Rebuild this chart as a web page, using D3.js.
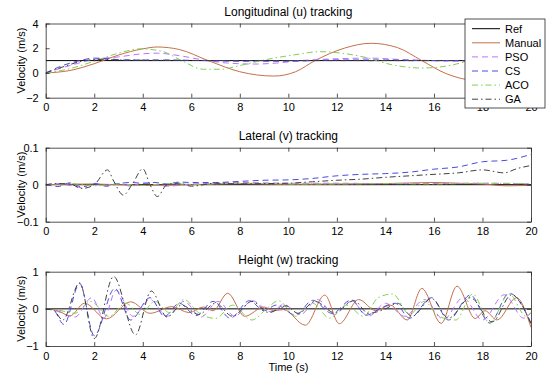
<!DOCTYPE html>
<html>
<head>
<meta charset="utf-8">
<script src="https://cdn.jsdelivr.net/npm/d3@7"></script>
<style>
  body { margin: 0; background: #fff; }
  svg { display: block; font-family: "Liberation Sans", Arial, sans-serif; }
</style>
</head>
<body>
<div id="chart"></div>
<script>
// time axis ticks shared by the three panels
const timeTicks = [0, 2, 4, 6, 8, 10, 12, 14, 16, 18, 20]
const seriesNames = ['Ref', 'Manual', 'PSO', 'CS', 'ACO', 'GA']

// longitudinal (u) tracking, [t, v]
const refU = [[0, 1], [20, 1]]
const manualU = [[0, 0], [1, 0.2], [2, 0.75], [3, 1.45], [4, 1.95], [4.6, 2.1], [5.5, 1.9], [6.7, 1.0], [8, 0.1], [9.4, -0.25], [10.3, 0.1], [11.1, 1.0], [12.3, 2.0], [13.4, 2.4], [14.5, 2.05], [15.5, 1.0], [16.5, -0.05], [17.8, -0.6], [19, -0.2], [20, 0.6]]
const psoU = [[0, 0], [1, 0.6], [2, 1.1], [3, 1.3], [4, 1.55], [4.6, 1.6], [5.5, 1.4], [6.5, 1.05], [7.5, 0.8], [8.6, 0.72], [9.5, 0.8], [10.5, 1.0], [12, 1.15], [13.4, 1.2], [14.5, 1.1], [16, 1.0], [17, 0.95], [18, 0.95], [20, 1.0]]
const csU = [[0, 0], [0.7, 0.6], [1.4, 1.0], [2.0, 1.2], [2.6, 1.15], [3.2, 1.05], [5, 1.05], [6.5, 1.0], [8, 0.95], [10, 0.95], [12, 1.05], [14, 1.05], [16, 1.0], [18, 1.0], [20, 1.0]]
const acoU = [[0, 0], [1, 0.35], [2, 0.95], [3, 1.6], [3.9, 1.95], [4.8, 1.75], [5.6, 1.0], [6.5, 0.3], [7.2, 0.3], [8.0, 0.6], [9, 1.05], [10.2, 1.45], [11.3, 1.72], [12.2, 1.6], [13.2, 1.25], [14.3, 0.65], [15.5, 0.4], [16.5, 0.55], [17.5, 1.0], [18.5, 1.4], [19.5, 1.5], [20, 1.45]]
const gaU = [[0, 0], [0.8, 0.55], [1.6, 1.0], [2.3, 1.1], [3, 1.05], [5, 1.02], [8, 1.0], [12, 1.0], [16, 1.0], [20, 1.0]]

// lateral (v) tracking
const refV = [[0, 0], [20, 0]]
const manualV = [[0, 0], [2, 0.002], [4, -0.002], [6, 0], [8, 0.003], [10, 0.001], [12, 0.002], [14, 0.003], [16, 0.006], [17, 0.004], [18, 0.002], [19, -0.003], [20, -0.002]]
const psoV = [[0, 0], [0.5, 0.003], [1, -0.002], [1.5, -0.008], [2, 0.004], [2.5, -0.003], [3, 0.003], [3.5, -0.004], [4, 0.004], [5, -0.004], [6, 0.002], [7, 0.004], [8, 0.006], [9, 0.005], [10, 0.004], [12, 0.004], [14, 0.003], [16, 0.003], [18, 0.004], [20, 0.002]]
const csV = [[0, 0.002], [0.5, -0.005], [1, 0.005], [1.5, -0.006], [2, 0.003], [2.5, -0.004], [3, 0.003], [3.5, 0.006], [4, 0.004], [4.5, 0.006], [5, 0.002], [5.5, 0.007], [6, 0.006], [7, 0.006], [8, 0.009], [9, 0.012], [10, 0.013], [11, 0.017], [12, 0.024], [13, 0.028], [14, 0.03], [15, 0.034], [16, 0.042], [17, 0.048], [18, 0.062], [19, 0.066], [20, 0.082]]
const acoV = [[0, 0], [1, 0.003], [2, -0.003], [3, 0.002], [4, -0.002], [5, 0.003], [6, 0.001], [8, 0.004], [10, 0.002], [12, 0.002], [14, 0.003], [16, 0.002], [18, 0.004], [20, 0.003]]
const gaV = [[0, 0], [0.5, 0.003], [1, 0.002], [1.5, -0.01], [2, 0], [2.55, 0.04], [2.8, 0.01], [3.2, -0.028], [3.6, 0.005], [4.0, 0.043], [4.3, 0.0], [4.6, -0.032], [5, 0], [5.5, 0.004], [6, -0.004], [7, 0.004], [8, 0.002], [9, 0.003], [10, 0.004], [11, 0.008], [12, 0.012], [13, 0.015], [14, 0.02], [15, 0.024], [16, 0.028], [17, 0.032], [18, 0.04], [18.9, 0.032], [19.4, 0.043], [20, 0.052]]

// height (w) tracking
const refW = [[0, 0], [20, 0]]
const manualW = [[0, 0], [0.5, -0.05], [1.0, -0.19], [1.6, 0.15], [2.5, -0.27], [3.5, 0.19], [4.3, -0.12], [5.2, 0.06], [5.9, -0.1], [6.5, 0.05], [6.9, -0.05], [7.5, 0.42], [8.2, -0.2], [9.0, 0.05], [9.4, -0.05], [9.8, -0.02], [10.7, -0.44], [11.5, 0.37], [12.1, -0.4], [12.9, 0.25], [13.6, -0.05], [14.2, 0.1], [14.9, -0.3], [15.5, 0.55], [16.3, -0.39], [16.95, 0.61], [17.7, -0.26], [18.1, -0.05], [18.6, -0.3], [19.4, 0.3], [20, -0.5]]
const psoW = [[0, 0], [0.4, -0.05], [1.2, -0.22], [1.9, 0.3], [2.4, -0.25], [2.9, 0.5], [3.6, -0.2], [4.3, 0.25], [5.0, -0.2], [5.7, 0.2], [6.4, -0.22], [7.1, 0.2], [7.8, -0.2], [8.5, 0.22], [9.3, -0.08], [9.8, 0.12], [10.5, -0.15], [11.2, 0.25], [11.9, -0.15], [12.6, 0.2], [13.3, -0.2], [14.0, 0.15], [14.8, -0.2], [15.6, 0.25], [16.4, -0.28], [17.2, 0.3], [18.0, -0.3], [18.9, 0.38], [19.7, -0.25], [20, -0.1]]
const csW = [[0, 0], [0.3, -0.02], [0.75, -0.42], [1.4, 0.68], [2.0, -0.72], [2.85, 0.55], [3.5, -0.3], [4.3, 0.3], [4.9, -0.2], [5.5, 0.15], [6.2, -0.18], [6.9, 0.2], [7.6, -0.25], [8.4, 0.22], [9.0, -0.05], [9.5, 0.1], [10.3, -0.17], [11.0, 0.23], [11.8, -0.12], [12.6, 0.24], [13.2, -0.17], [13.9, 0.05], [14.4, 0.15], [15.0, -0.25], [15.9, 0.3], [16.6, -0.3], [17.5, 0.37], [18.3, -0.38], [19.1, 0.42], [20, -0.38]]
const acoW = [[0, 0], [0.5, -0.03], [1.2, -0.12], [1.85, 0.2], [2.6, -0.2], [3.3, 0.15], [3.9, -0.15], [4.5, 0.2], [5.1, -0.1], [5.7, 0.25], [6.3, -0.1], [7.0, -0.26], [7.7, 0.1], [8.5, -0.3], [9.1, 0.0], [9.6, 0.22], [10.3, -0.2], [11.0, 0.15], [11.7, -0.25], [12.4, 0.1], [13.1, -0.2], [13.7, 0.3], [14.3, 0.4], [15.0, -0.15], [15.6, 0.2], [16.2, -0.2], [16.9, -0.3], [17.6, 0.4], [18.3, -0.38], [19.1, 0.4], [19.8, -0.2], [20, -0.1]]
const gaW = [[0, 0], [0.3, -0.02], [0.7, -0.3], [1.4, 0.7], [2.0, -0.8], [2.8, 0.87], [3.7, -0.7], [4.35, 0.48], [5.0, -0.22], [5.6, 0.1], [6.3, -0.15], [7.0, 0.15], [7.7, -0.2], [8.5, 0.2], [9.2, -0.1], [9.9, 0.08], [10.4, -0.12], [11.1, 0.2], [11.9, -0.1], [12.7, 0.22], [13.3, -0.12], [14.0, 0.0], [14.5, 0.15], [15.1, -0.2], [15.9, 0.28], [16.6, -0.25], [17.5, 0.3], [18.4, -0.35], [19.2, 0.38], [20, -0.4]]

// styles per series, same order as seriesNames
const styles = [
  { color: '#000000', dash: null },
  { color: '#c4704a', dash: null },
  { color: '#c070ff', dash: '6,4' },
  { color: '#4a4ae0', dash: '6,4' },
  { color: '#80d050', dash: '6,3,1.5,3' },
  { color: '#404040', dash: '6,3,1.5,3' }
]

const width = 550
const height = 379
const left = 45.7
const right = 531

const panels = [
  { title: 'Longitudinal (u) tracking', top: 23.5, bottom: 97.7, domain: [-2, 4], ticks: [-2, 0, 2, 4], series: [refU, manualU, psoU, csU, acoU, gaU] },
  { title: 'Lateral (v) tracking', top: 147.7, bottom: 221.7, domain: [-0.1, 0.1], ticks: [-0.1, 0, 0.1], series: [refV, manualV, psoV, csV, acoV, gaV] },
  { title: 'Height (w) tracking', top: 271.7, bottom: 346, domain: [-1, 1], ticks: [-1, 0, 1], series: [refW, manualW, psoW, csW, acoW, gaW] }
]

const svg = d3.select('#chart').append('svg')
    .attr('width', width)
    .attr('height', height)

const x = d3.scaleLinear().domain([0, 20]).range([left, right])
const fmt = d => d === 0 ? '0' : String(d).replace('-', '\u2212')

panels.forEach((p, pi) => {
  const y = d3.scaleLinear().domain(p.domain).range([p.bottom, p.top])
  const g = svg.append('g')

  g.append('clipPath').attr('id', `clip${pi}`)
    .append('rect')
      .attr('x', left).attr('y', p.top)
      .attr('width', right - left).attr('height', p.bottom - p.top)

  const line = d3.line()
      .x(d => x(d[0]))
      .y(d => y(d[1]))
      .curve(d3.curveMonotoneX)

  g.append('g').attr('clip-path', `url(#clip${pi})`)
    .selectAll('path')
    .data(p.series)
    .enter().append('path')
      .attr('d', d => line(d))
      .attr('fill', 'none')
      .attr('stroke', (d, i) => styles[i].color)
      .attr('stroke-dasharray', (d, i) => styles[i].dash)
      .attr('stroke-width', 1)

  // axes, MATLAB style: inward ticks on all four sides
  const bottomAxis = d3.axisBottom(x).tickValues(timeTicks).tickSizeInner(-4).tickSizeOuter(0).tickPadding(6).tickFormat(fmt)
  const topAxis = d3.axisTop(x).tickValues(timeTicks).tickSizeInner(-4).tickSizeOuter(0).tickFormat('')
  const leftAxis = d3.axisLeft(y).tickValues(p.ticks).tickSizeInner(-4).tickSizeOuter(0).tickPadding(7).tickFormat(fmt)
  const rightAxis = d3.axisRight(y).tickValues(p.ticks).tickSizeInner(-4).tickSizeOuter(0).tickFormat('')

  g.append('g').attr('transform', `translate(0,${p.bottom})`).call(bottomAxis)
  g.append('g').attr('transform', `translate(0,${p.top})`).call(topAxis)
  g.append('g').attr('transform', `translate(${left},0)`).call(leftAxis)
  g.append('g').attr('transform', `translate(${right},0)`).call(rightAxis)

  g.selectAll('.domain').attr('stroke', '#262626').attr('stroke-width', 0.8)
  g.selectAll('.tick line').attr('stroke', '#262626').attr('stroke-width', 0.8)
  g.selectAll('.tick text').attr('font-size', 11).attr('fill', '#000')
    .attr('font-family', '"Liberation Sans", Arial, sans-serif')

  g.append('text')
      .attr('x', (left + right) / 2)
      .attr('y', p.top - 8)
      .attr('text-anchor', 'middle')
      .attr('font-size', 12)
      .text(p.title)

  g.append('text')
      .attr('transform', `translate(25,${(p.top + p.bottom) / 2}) rotate(-90)`)
      .attr('text-anchor', 'middle')
      .attr('font-size', 11)
      .text('Velocity (m/s)')
})

svg.append('text')
    .attr('x', (left + right) / 2)
    .attr('y', 371)
    .attr('text-anchor', 'middle')
    .attr('font-size', 11)
    .text('Time (s)')

// legend over the top panel
const legend = svg.append('g').attr('transform', 'translate(465,19)')
legend.append('rect')
    .attr('width', 80).attr('height', 89)
    .attr('fill', '#fff')
    .attr('stroke', '#262626')
    .attr('stroke-width', 0.8)

const rows = legend.selectAll('g.row')
    .data(seriesNames)
    .enter().append('g')
      .attr('class', 'row')
      .attr('transform', (d, i) => `translate(0,${9.7 + i * 14.1})`)

rows.append('line')
    .attr('x1', 7).attr('x2', 35)
    .attr('stroke', (d, i) => styles[i].color)
    .attr('stroke-dasharray', (d, i) => styles[i].dash)
    .attr('stroke-width', 1)

rows.append('text')
    .attr('x', 40).attr('dy', '0.35em')
    .attr('font-size', 11)
    .text(d => d)
</script>
</body>
</html>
^^^^^^^^^^^^^^^^
=== Given request ===
Copy nothing but the lines from the first one in the listing through the line with "const seriesNames = ['Ref', 'Manual', 'PSO', 'CS', 'ACO', 'GA']", and omit the pictures.

=== Expected answer ===
Rebuild this chart as a web page, using D3.js.
<!DOCTYPE html>
<html>
<head>
<meta charset="utf-8">
<script src="https://cdn.jsdelivr.net/npm/d3@7"></script>
<style>
  body { margin: 0; background: #fff; }
  svg { display: block; font-family: "Liberation Sans", Arial, sans-serif; }
</style>
</head>
<body>
<div id="chart"></div>
<script>
// time axis ticks shared by the three panels
const timeTicks = [0, 2, 4, 6, 8, 10, 12, 14, 16, 18, 20]
const seriesNames = ['Ref', 'Manual', 'PSO', 'CS', 'ACO', 'GA']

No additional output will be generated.